Es posible, como dicen muchos en Israel, que los atentados no cesaran cualquiera que fuese la oferta israelí, pero nadie lo sabe a ciencia cierta porque esa oportunidad no se ha presentado; mientras Barak ofrecía el presunto oro al seguro moro en Camp David II, seguían llegando todos los días nuevos pobladores a Cisjordania. En cambio, alguien que estuviera dispuesto a una paz sin anexiones no dejaría pasar la oportunidad de explorar esa vía negociadora. El problema consiste en que ni quien ha buscado sinceramente la paz como el laborista Shlomo Ben Ami parece hoy capaz de enfrentarse al lobby del Bloque de la Fe, que se planta y se riega con fervor bíblico en la tierra conquistada.

Son los atentados suicidas, por añadidura, los que enmascaran la oferta de la cumbre árabe de Beirut del pasado marzo, de una retirada completa a cambio de una paz también plena, permitiéndole a Sharon y a su aspirante a Némesis, Benjamín Netanyahu, despachar arrogantemente la idea como un plan falsario de Arabia Saudí para recuperar el favor de Washington tras el atentado del 11 de septiembre. ¿Pero, y qué si lo es? ¿Acaso, por ello, no habría que estudiarlo, si se deseara una paz justa y generosa?

Efectivamente, Palestina, el pueblo palestino, se ha convertido en un problema que todos querrían esconder hoy bajo la alfombra; liquidar en una operación de fulminantes rebajas negociadoras, exterminar con las fuerzas del Tsahal o cloroformizar a base de resoluciones, convenciones e imposiciones.
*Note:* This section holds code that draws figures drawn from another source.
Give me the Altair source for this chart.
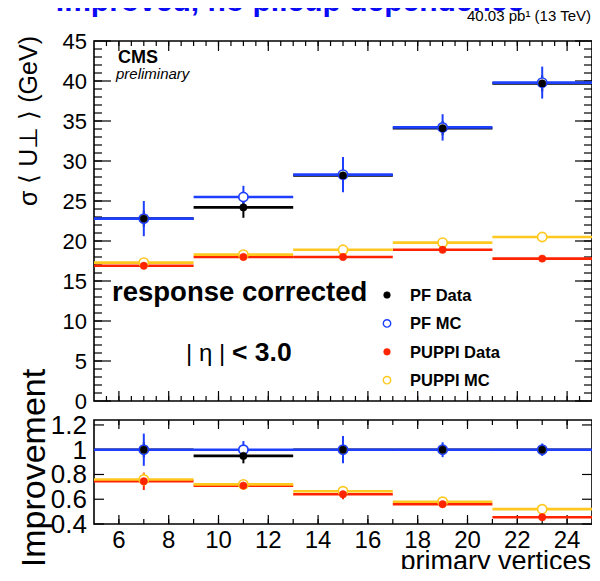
import altair as alt
import pandas as pd

# ---------------- data ----------------
bin_lo = [5, 9, 13, 17, 21]
bin_hi = [9, 13, 17, 21, 25]
bin_c = [7, 11, 15, 19, 23]

pf_data = [22.8, 24.2, 28.2, 34.1, 39.7]
pf_data_err = [1.0, 1.3, 1.0, 0.9, 1.0]
pf_mc = [22.8, 25.5, 28.3, 34.2, 39.8]
pf_mc_err = [2.2, 1.4, 2.2, 1.65, 2.0]
puppi_data = [16.9, 18.0, 18.0, 18.9, 17.8]
puppi_data_err = [0.3, 0.3, 0.3, 0.3, 0.3]
puppi_mc = [17.3, 18.3, 18.9, 19.8, 20.5]
puppi_mc_err = [0.2, 0.2, 0.2, 0.2, 0.2]

r_pf_data = [1.0, 0.95, 1.0, 1.0, 1.0]
r_pf_data_err = [0.06, 0.06, 0.06, 0.04, 0.04]
r_pf_mc = [1.0, 1.0, 1.0, 1.0, 1.0]
r_pf_mc_err = [0.13, 0.07, 0.11, 0.06, 0.05]
r_puppi_data = [0.745, 0.71, 0.64, 0.56, 0.455]
r_puppi_data_err = [0.07, 0.03, 0.04, 0.02, 0.015]
r_puppi_mc = [0.76, 0.72, 0.665, 0.58, 0.52]
r_puppi_mc_err = [0.05, 0.02, 0.03, 0.02, 0.01]

series_names = ["PF Data", "PF MC", "PUPPI Data", "PUPPI MC"]
series_colors = ["#000000", "#1f3fff", "#ff2400", "#ffc81e"]
series_filled = [True, False, True, False]

top_y_ticks = [0, 5, 10, 15, 20, 25, 30, 35, 40, 45]
top_y_labels = ["0", "5", "10", "15", "20", "25", "30", "35", "40", "45"]
bot_y_ticks = [0.4, 0.6, 0.8, 1.0, 1.2]
bot_y_labels = ["0.4", "0.6", "0.8", "1", "1.2"]
x_ticks = [6, 8, 10, 12, 14, 16, 18, 20, 22, 24]
x_labels = ["6", "8", "10", "12", "14", "16", "18", "20", "22", "24"]

title_text = "Improved, no pileup dependence"
lumi_text = "40.03 pb¹ (13 TeV)"
ytitle_top = "σ ⟨ U⊥ ⟩ (GeV)"
ytitle_bot = "Improvement"
xtitle = "primary vertices"

# ---------------- layout ----------------
W, H = 498, 483
TOP_H = 360
BOT_TOP, BOT_BOT = 379, 483
FONT = "Liberation Sans"

xs = alt.Scale(domain=[5, 25], nice=False, zero=False)
ys_top = alt.Scale(domain=[0, 45], range=[TOP_H, 0], nice=False, zero=False)
ys_bot = alt.Scale(domain=[0.4, 1.24], range=[BOT_BOT, BOT_TOP], nice=False, zero=False)


def make_df(v, e):
    return pd.DataFrame({
        "lo": bin_lo, "hi": bin_hi, "c": bin_c, "v": v,
        "vlo": [a - b for a, b in zip(v, e)],
        "vhi": [a + b for a, b in zip(v, e)],
    })


def line_layers(df, ys, color):
    h = alt.Chart(df).mark_rule(color=color, strokeWidth=2.6).encode(
        x=alt.X("lo:Q", scale=xs, axis=None), x2="hi:Q",
        y=alt.Y("v:Q", scale=ys, axis=None))
    v = alt.Chart(df).mark_rule(color=color, strokeWidth=2).encode(
        x=alt.X("c:Q", scale=xs, axis=None),
        y=alt.Y("vlo:Q", scale=ys, axis=None), y2="vhi:Q")
    return [h, v]


def point_layer(df, ys, color, filled):
    if filled:
        m = alt.Chart(df).mark_point(shape="circle", filled=True, fill=color, stroke=color,
                                     strokeWidth=0.5, size=55, opacity=1)
    else:
        m = alt.Chart(df).mark_point(shape="circle", filled=False, stroke=color, fill="white",
                                     fillOpacity=1, strokeWidth=1.7, size=85, opacity=1)
    return m.encode(x=alt.X("c:Q", scale=xs, axis=None), y=alt.Y("v:Q", scale=ys, axis=None))


def xtick_layer(vals, y0, y1):
    return alt.Chart(pd.DataFrame({"t": vals})).mark_rule(color="black", strokeWidth=1.2).encode(
        x=alt.X("t:Q", scale=xs, axis=None), y=alt.value(y0), y2=alt.value(y1))


def ytick_layer(vals, ys, x0, x1):
    return alt.Chart(pd.DataFrame({"t": vals})).mark_rule(color="black", strokeWidth=1.2).encode(
        y=alt.Y("t:Q", scale=ys, axis=None), x=alt.value(x0), x2=alt.value(x1))


def frame_layer(y0, y1, ys):
    df = pd.DataFrame({"x0": [5], "x1": [25], "y0": [y0], "y1": [y1]})
    return alt.Chart(df).mark_rect(fillOpacity=0, stroke="black", strokeWidth=1.6).encode(
        x=alt.X("x0:Q", scale=xs, axis=None), x2="x1:Q",
        y=alt.Y("y0:Q", scale=ys, axis=None), y2="y1:Q")


def txt(s, x, y, size, weight="normal", style="normal", align="left",
        baseline="alphabetic", angle=None, color="black"):
    kw = dict(text=s, font=FONT, fontSize=size, fontWeight=weight, fontStyle=style,
              align=align, baseline=baseline, color=color)
    if angle is not None:
        kw["angle"] = angle
    return alt.Chart(alt.Data(values=[{}])).mark_text(**kw).encode(
        x=alt.value(x), y=alt.value(y))


def label_layer(ticks, labels, ys, size, axis="y", pos=-7):
    df = pd.DataFrame({"t": ticks, "lab": labels})
    if axis == "y":
        return alt.Chart(df).mark_text(font=FONT, fontSize=size, align="right",
                                       baseline="middle", color="black", dy=1).encode(
            x=alt.value(pos), y=alt.Y("t:Q", scale=ys, axis=None), text="lab:N")
    return alt.Chart(df).mark_text(font=FONT, fontSize=size, align="center",
                                   baseline="alphabetic", color="black").encode(
        x=alt.X("t:Q", scale=xs, axis=None), y=alt.value(pos), text="lab:N")


top_dfs = [make_df(pf_data, pf_data_err), make_df(pf_mc, pf_mc_err),
           make_df(puppi_data, puppi_data_err), make_df(puppi_mc, puppi_mc_err)]
bot_dfs = [make_df(r_pf_data, r_pf_data_err), make_df(r_pf_mc, r_pf_mc_err),
           make_df(r_puppi_data, r_puppi_data_err), make_df(r_puppi_mc, r_puppi_mc_err)]

top_minor_x = [5 + 0.5 * i for i in range(1, 40)]
top_minor_y = list(range(1, 45))
bot_minor_x = list(range(6, 25))


def panel(dfs, ys, y_top, y_bot, yd0, yd1, xmaj_len, xmin_len, minor_x, ymaj, ymaj_len, minor_y, ymin_len):
    layers = [frame_layer(yd0, yd1, ys)]
    layers.append(xtick_layer(x_ticks, y_bot, y_bot - xmaj_len))
    layers.append(xtick_layer(x_ticks, y_top, y_top + xmaj_len))
    layers.append(xtick_layer(minor_x, y_bot, y_bot - xmin_len))
    layers.append(xtick_layer(minor_x, y_top, y_top + xmin_len))
    layers.append(ytick_layer(ymaj, ys, 0, ymaj_len))
    layers.append(ytick_layer(ymaj, ys, W, W - ymaj_len))
    if minor_y:
        layers.append(ytick_layer(minor_y, ys, 0, ymin_len))
        layers.append(ytick_layer(minor_y, ys, W, W - ymin_len))
    for df, col in zip(dfs, series_colors):
        layers += line_layers(df, ys, col)
    for df, col, f in zip(dfs, series_colors, series_filled):
        if not f:
            layers.append(point_layer(df, ys, col, f))
    for df, col, f in zip(dfs, series_colors, series_filled):
        if f:
            layers.append(point_layer(df, ys, col, f))
    return layers


# ---------------- top panel ----------------
top_layers = panel(top_dfs, ys_top, 0, TOP_H, 0, 45, 10, 5, top_minor_x,
                   top_y_ticks, 17, top_minor_y, 8)
top_layers.append(label_layer(top_y_ticks, top_y_labels, ys_top, 22, "y", -7))

top_layers += [
    txt("CMS", 24, 22, 18, weight="bold"),
    txt("preliminary", 22, 38, 15, style="italic"),
    txt("response corrected", 18, 260, 27.5, weight="bold"),
    txt("| η |", 92, 320, 24),
    txt("< 3.0", 138, 320, 26.5, weight="bold"),
    txt(title_text, 196, -30, 30, weight="bold", align="center", color="#0a0af5"),
    txt(lumi_text, 497, -20, 15, align="right"),
    txt(ytitle_top, -57, 80, 25, align="center", angle=270),
]

leg_x, leg_y0, leg_dy = 293, 254, 28.4
for i, (name, col, f) in enumerate(zip(series_names, series_colors, series_filled)):
    ly = leg_y0 + i * leg_dy
    if f:
        mk = alt.Chart(alt.Data(values=[{}])).mark_point(
            shape="circle", filled=True, fill=col, stroke=col, strokeWidth=0.5, size=45, opacity=1)
    else:
        mk = alt.Chart(alt.Data(values=[{}])).mark_point(
            shape="circle", filled=False, stroke=col, fill="white", fillOpacity=1,
            strokeWidth=1.4, size=55, opacity=1)
    top_layers.append(mk.encode(x=alt.value(leg_x), y=alt.value(ly)))
    top_layers.append(txt(name, 316, ly + 1, 16.5, weight="bold", baseline="middle"))

# ---------------- bottom panel ----------------
bot_layers = panel(bot_dfs, ys_bot, BOT_TOP, BOT_BOT, 0.4, 1.24, 9, 5, bot_minor_x,
                   bot_y_ticks, 10, [], 0)
bot_layers.append(label_layer(bot_y_ticks, bot_y_labels, ys_bot, 26, "y", -7))
bot_layers.append(label_layer(x_ticks, x_labels, ys_bot, 24, "x", 507))
bot_layers += [
    txt(ytitle_bot, -49, 427, 34, align="center", angle=270),
    txt(xtitle, 497, 529, 27, align="right"),
]

top = alt.layer(*top_layers)
bottom = alt.layer(*bot_layers)

chart = alt.layer(top, bottom).resolve_scale(y="independent").properties(
    width=W, height=H,
    autosize=alt.AutoSizeParams(type="none"),
    padding={"left": 86, "top": 33, "right": 0, "bottom": 45},
).configure_view(strokeWidth=0)

chart.save("out.html", embed_options={"renderer": "svg", "actions": False})
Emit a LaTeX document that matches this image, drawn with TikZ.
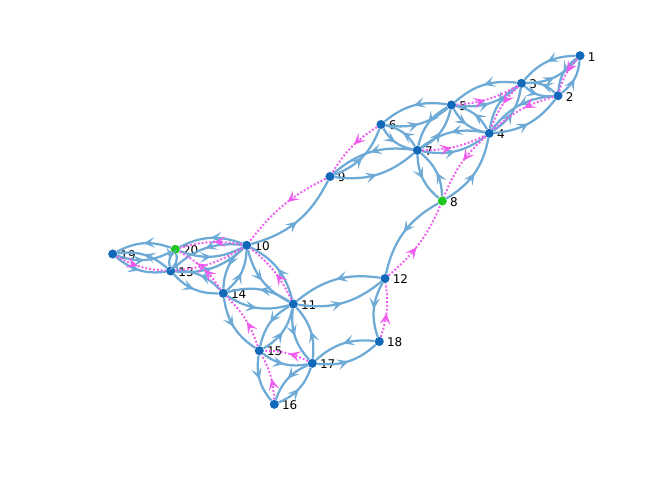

El pueblo palestino es un problema porque ha tenido la osadía de existir, y, precisamente, mientras exista habrá alguna posibilidad de que se solucione. Pero si entre todos consiguen que desaparezca, como el prestidigitador que escamotea pero no deshace la materia, que nadie se llame a engaño, el problema se volverá a presentar, inevitable, bajo otro atuendo en el futuro, y entonces puede serlo, en vez de palestino, el problema de Israel. ¿Quién quiere vivir eternamente de prestado?